Consider again the earlier example of supplier support to secure financing. The benefit of having a specialty lender is not just its willingness to accept such a structure, but also the insight and confidence to suggest it to the supplier who might not otherwise have considered it.

Global Reach: North American-based auto suppliers face a challenge that's somewhat unusual. The rapid globalization of the auto industry means that OEMs are opening facilities all over the world, from Mexico to China. In fact, German OEMs are even moving to the U.S. for lower labor costs compared to Europe. This is pressuring suppliers to follow OEMs into these overseas markets to serve them better.

For CFOs, this poses perplexing financial issues. While it's relatively easy to borrow against U.S. assets to expand overseas, the challenge comes in borrowing against overseas assets to fund continued expansion in those markets. If a company can't leverage local assets in Mexico or China, it must rely on U.S. assets to expand overseas. That necessarily reduces the amount of capital available to expand domestically. A specialty lender with global reach understands local tax codes and regulations and can fund operations in the overseas market.

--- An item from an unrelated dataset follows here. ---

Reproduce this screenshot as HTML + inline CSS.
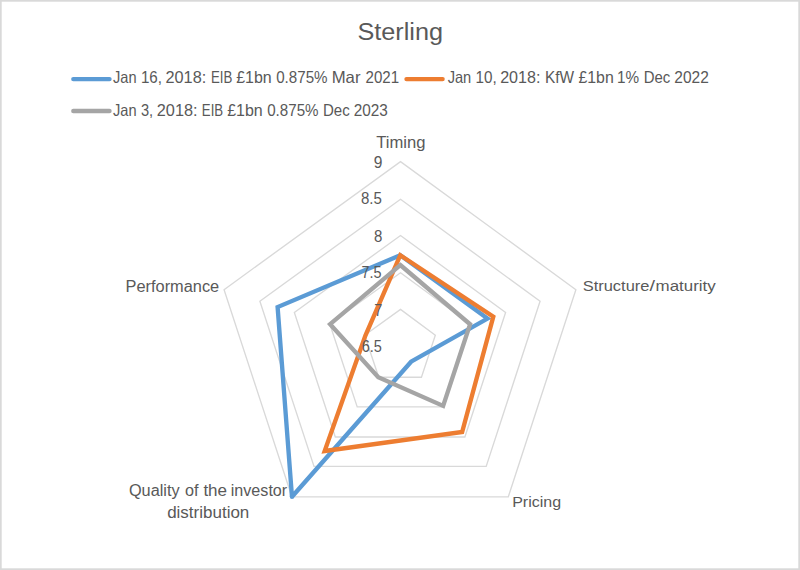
<!DOCTYPE html>
<html><head><meta charset="utf-8"><title>Sterling</title>
<style>
html,body{margin:0;padding:0;background:#fff;}
body{width:800px;height:570px;overflow:hidden;font-family:"Liberation Sans",sans-serif;}
svg{display:block;}
.soft{filter:blur(0.45px);}
.softg{filter:blur(0.7px);}
text{font-family:"Liberation Sans",sans-serif;fill:#595959;}
</style></head><body>
<svg width="800" height="570" viewBox="0 0 800 570">
<rect x="0" y="0" width="800" height="570" fill="#ffffff"/>
<rect x="0.85" y="0.85" width="798.3" height="568.3" fill="none" stroke="#D9D9D9" stroke-width="1.7"/>
<g class="softg" fill="none" stroke="#D9D9D9" stroke-width="1.35">
<polygon points="400.50,309.40 435.31,335.31 421.44,377.24 378.76,377.24 364.64,335.31"/>
<polygon points="400.50,272.75 470.17,323.99 442.98,406.89 357.22,406.89 329.78,323.99"/>
<polygon points="400.50,235.50 505.60,312.48 464.88,437.02 335.32,437.02 294.35,312.48"/>
<polygon points="400.50,199.25 540.07,301.27 486.19,466.35 314.01,466.35 259.88,301.27"/>
<polygon points="400.50,161.60 575.88,289.64 508.32,496.81 291.88,496.81 224.07,289.64"/>
</g>
<g>
<text><tspan x="357.43" y="39.70" font-size="23.50" textLength="85.62" lengthAdjust="spacingAndGlyphs">Sterling</tspan></text>
<text><tspan x="113.00" y="83.20" font-size="16.50" textLength="23.56" lengthAdjust="spacingAndGlyphs">Jan</tspan> <tspan x="140.88" y="83.20" font-size="16.50" textLength="21.05" lengthAdjust="spacingAndGlyphs">16,</tspan> <tspan x="165.50" y="83.20" font-size="16.50" textLength="40.78" lengthAdjust="spacingAndGlyphs">2018:</tspan> <tspan x="210.99" y="83.20" font-size="16.50" textLength="21.41" lengthAdjust="spacingAndGlyphs">EIB</tspan> <tspan x="236.20" y="83.20" font-size="16.50" textLength="35.57" lengthAdjust="spacingAndGlyphs">£1bn</tspan> <tspan x="276.20" y="83.20" font-size="16.50" textLength="51.40" lengthAdjust="spacingAndGlyphs">0.875%</tspan> <tspan x="331.69" y="83.20" font-size="16.50" textLength="28.80" lengthAdjust="spacingAndGlyphs">Mar</tspan> <tspan x="365.50" y="83.20" font-size="16.50" textLength="33.56" lengthAdjust="spacingAndGlyphs">2021</tspan></text>
<text><tspan x="447.65" y="83.20" font-size="16.50" textLength="23.61" lengthAdjust="spacingAndGlyphs">Jan</tspan> <tspan x="475.48" y="83.20" font-size="16.50" textLength="21.16" lengthAdjust="spacingAndGlyphs">10,</tspan> <tspan x="500.15" y="83.20" font-size="16.50" textLength="40.27" lengthAdjust="spacingAndGlyphs">2018:</tspan> <tspan x="544.97" y="83.20" font-size="16.50" textLength="29.14" lengthAdjust="spacingAndGlyphs">KfW</tspan> <tspan x="578.40" y="83.20" font-size="16.50" textLength="35.37" lengthAdjust="spacingAndGlyphs">£1bn</tspan> <tspan x="617.07" y="83.20" font-size="16.50" textLength="22.12" lengthAdjust="spacingAndGlyphs">1%</tspan> <tspan x="643.74" y="83.20" font-size="16.50" textLength="26.58" lengthAdjust="spacingAndGlyphs">Dec</tspan> <tspan x="674.30" y="83.20" font-size="16.50" textLength="34.47" lengthAdjust="spacingAndGlyphs">2022</tspan></text>
<text><tspan x="113.00" y="115.80" font-size="16.50" textLength="23.56" lengthAdjust="spacingAndGlyphs">Jan</tspan> <tspan x="140.90" y="115.80" font-size="16.50" textLength="12.22" lengthAdjust="spacingAndGlyphs">3,</tspan> <tspan x="156.80" y="115.80" font-size="16.50" textLength="40.78" lengthAdjust="spacingAndGlyphs">2018:</tspan> <tspan x="201.85" y="115.80" font-size="16.50" textLength="21.36" lengthAdjust="spacingAndGlyphs">EIB</tspan> <tspan x="227.15" y="115.80" font-size="16.50" textLength="35.62" lengthAdjust="spacingAndGlyphs">£1bn</tspan> <tspan x="267.15" y="115.80" font-size="16.50" textLength="51.40" lengthAdjust="spacingAndGlyphs">0.875%</tspan> <tspan x="322.99" y="115.80" font-size="16.50" textLength="26.74" lengthAdjust="spacingAndGlyphs">Dec</tspan> <tspan x="353.65" y="115.80" font-size="16.50" textLength="34.11" lengthAdjust="spacingAndGlyphs">2023</tspan></text>
<text><tspan x="376.30" y="147.90" font-size="16.20" textLength="49.23" lengthAdjust="spacingAndGlyphs">Timing</tspan></text>
<text><tspan x="582.70" y="291.10" font-size="15.00" textLength="66.78" lengthAdjust="spacingAndGlyphs">Structure</tspan><tspan x="649.50" y="291.10" font-size="15.00" textLength="5.50" lengthAdjust="spacingAndGlyphs">/</tspan><tspan x="655.57" y="291.10" font-size="15.00" textLength="60.16" lengthAdjust="spacingAndGlyphs">maturity</tspan></text>
<text><tspan x="512.17" y="507.40" font-size="15.50" textLength="48.97" lengthAdjust="spacingAndGlyphs">Pricing</tspan></text>
<text><tspan x="128.90" y="495.80" font-size="15.60" textLength="50.74" lengthAdjust="spacingAndGlyphs">Quality</tspan> <tspan x="184.90" y="495.80" font-size="15.60" textLength="13.51" lengthAdjust="spacingAndGlyphs">of</tspan> <tspan x="203.40" y="495.80" font-size="15.60" textLength="23.68" lengthAdjust="spacingAndGlyphs">the</tspan> <tspan x="230.77" y="495.80" font-size="15.60" textLength="56.43" lengthAdjust="spacingAndGlyphs">investor</tspan></text>
<text><tspan x="167.15" y="517.70" font-size="15.60" textLength="82.18" lengthAdjust="spacingAndGlyphs">distribution</tspan></text>
<text><tspan x="125.55" y="291.50" font-size="15.60" textLength="93.65" lengthAdjust="spacingAndGlyphs">Performance</tspan></text>
</g>
<g class="soft" fill="none" stroke-width="4.35" stroke-linejoin="miter" stroke-miterlimit="2.2" stroke-linecap="round">
<polygon points="400.30,255.20 487.51,318.56 411.06,361.71 291.98,496.81 277.61,307.04" stroke="#5B9BD5"/>
<circle cx="291.98" cy="496.81" r="2.17" fill="#5B9BD5" stroke="none"/>
<polygon points="400.30,255.20 493.31,316.68 462.14,432.01 324.65,451.02 365.40,335.56" stroke="#ED7D31"/>
<polygon points="400.30,265.00 470.11,324.22 443.15,405.88 378.26,377.24 330.11,324.09" stroke="#A5A5A5"/>
<line x1="73.3" y1="79.05" x2="109.5" y2="79.05" stroke="#5B9BD5"/>
<line x1="406.5" y1="79.05" x2="442.6" y2="79.05" stroke="#ED7D31"/>
<line x1="73.3" y1="111.0" x2="109.5" y2="111.0" stroke="#A5A5A5"/>
</g>
<g>
<text><tspan x="373.75" y="167.95" font-size="16.00" textLength="8.65" lengthAdjust="spacingAndGlyphs">9</tspan></text>
<text><tspan x="361.00" y="204.45" font-size="16.00" textLength="20.90" lengthAdjust="spacingAndGlyphs">8.5</tspan></text>
<text><tspan x="374.05" y="241.80" font-size="16.00" textLength="8.35" lengthAdjust="spacingAndGlyphs">8</tspan></text>
<text><tspan x="361.50" y="278.45" font-size="16.00" textLength="20.01" lengthAdjust="spacingAndGlyphs">7.5</tspan></text>
<text><tspan x="374.30" y="315.80" font-size="16.00" textLength="8.11" lengthAdjust="spacingAndGlyphs">7</tspan></text>
<text><tspan x="361.75" y="352.45" font-size="16.00" textLength="20.16" lengthAdjust="spacingAndGlyphs">6.5</tspan></text>
</g>
</svg>
</body></html>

As the global automotive industry accelerates, middle-market auto suppliers have enormous growth opportunities.

But there also are enormous operational and financial challenges to put the right facilities in place, with the right technologies, in the right markets.

Any expansion must proceed with extreme care, and to this end auto suppliers should marshal as much expertise as possible. This should include a specialty lender that can be a long-term partner in the company's growth plans here and abroad.

Eric Dusch is chief commercial officer-equipment at GE Capital, Corporate Finance, specializing in providing commercial loans and equipment leases to midsize companies for growth, acquisitions, turnarounds and balance sheet optimization.